Mientras subo/bajo y doy vueltas por el mal llamado bosque, depositario de todos mis secretos, me ha dado por escuchar podcasts, audiolibros y/o entrevistas. Elijo a Vila-Matas al hablar con uruguayos, argentinos, españoles… Y yo, pues yo no dejo pasar la ocasión de sonreír cuando se refiere a quienes, desde que publican su primera línea, se sitúan en el Olimpo; allá arriba, donde reinan “los mejores”.  Recolector de citas, como su personaje Okusai en Esta bruma insensata, recuerda a nuestro querido crítico norteamericano, Edmund Wilson, cuando escribió que al publicar a los 25 de edad su Gran Gatsby,  Scott Fitzgerald “ya se comparaba con los mejores.” Y claro que era extraordinario que se comparara con los mejores -bromea Vila-Matas parafraseando a Wilson, “porque así podía sentarse en la cumbre y esperar a bajar”. Eso, como a tantos vemos amontonados en la cima del delirio y las ilusiones, indica la dimensión de sus pretensiones.

“Apuntar muy alto, pero ¿hacia dónde?” -dice-. Todo depende de las miras y las jerarquías de cada quién. Se puede, por ejemplo, apuntar a la medianía de Emilio Prados “un poeta español de quinta fila” -agrega citando ahora a Gabriel Ferrater-, y así caer hasta el subsuelo. Kafka no aspiraba ni a la solemnidad ni al estrellato; tampoco pretendió forjar universos, como lo ambicionó García Márquez, pero Kafka era Kafka a pesar de su extrema humildad, pues tuvo la lucidez de suponer que a los demás les importaba un pepino lo que él escribiera. Lo demás es historia… Esa cuestión de pesos, miras, ambiciones, alturas y medidas es cosa tan frecuente y sugestiva que atesora un sinfín de historias alrededor de las pretensiones.

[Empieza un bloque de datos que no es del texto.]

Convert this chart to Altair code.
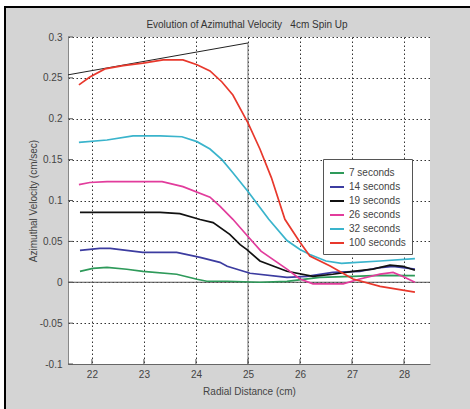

Al escuchar esto y más durante mis caminatas siento que una tras otra se despiertan con nerviosismo en mi memoria las Biografías clandestinas que me acompañan desde sabe Dios cuando.  Unas escritas, las más inéditas y otras en proceso, sobre todo cuando el insomnio es más implacable, les da por pincharme la punta de los dedos. Entonces confirmo que hay desconocidos que se extrañan. Eso me ocurre con Enrique Vila-Matas.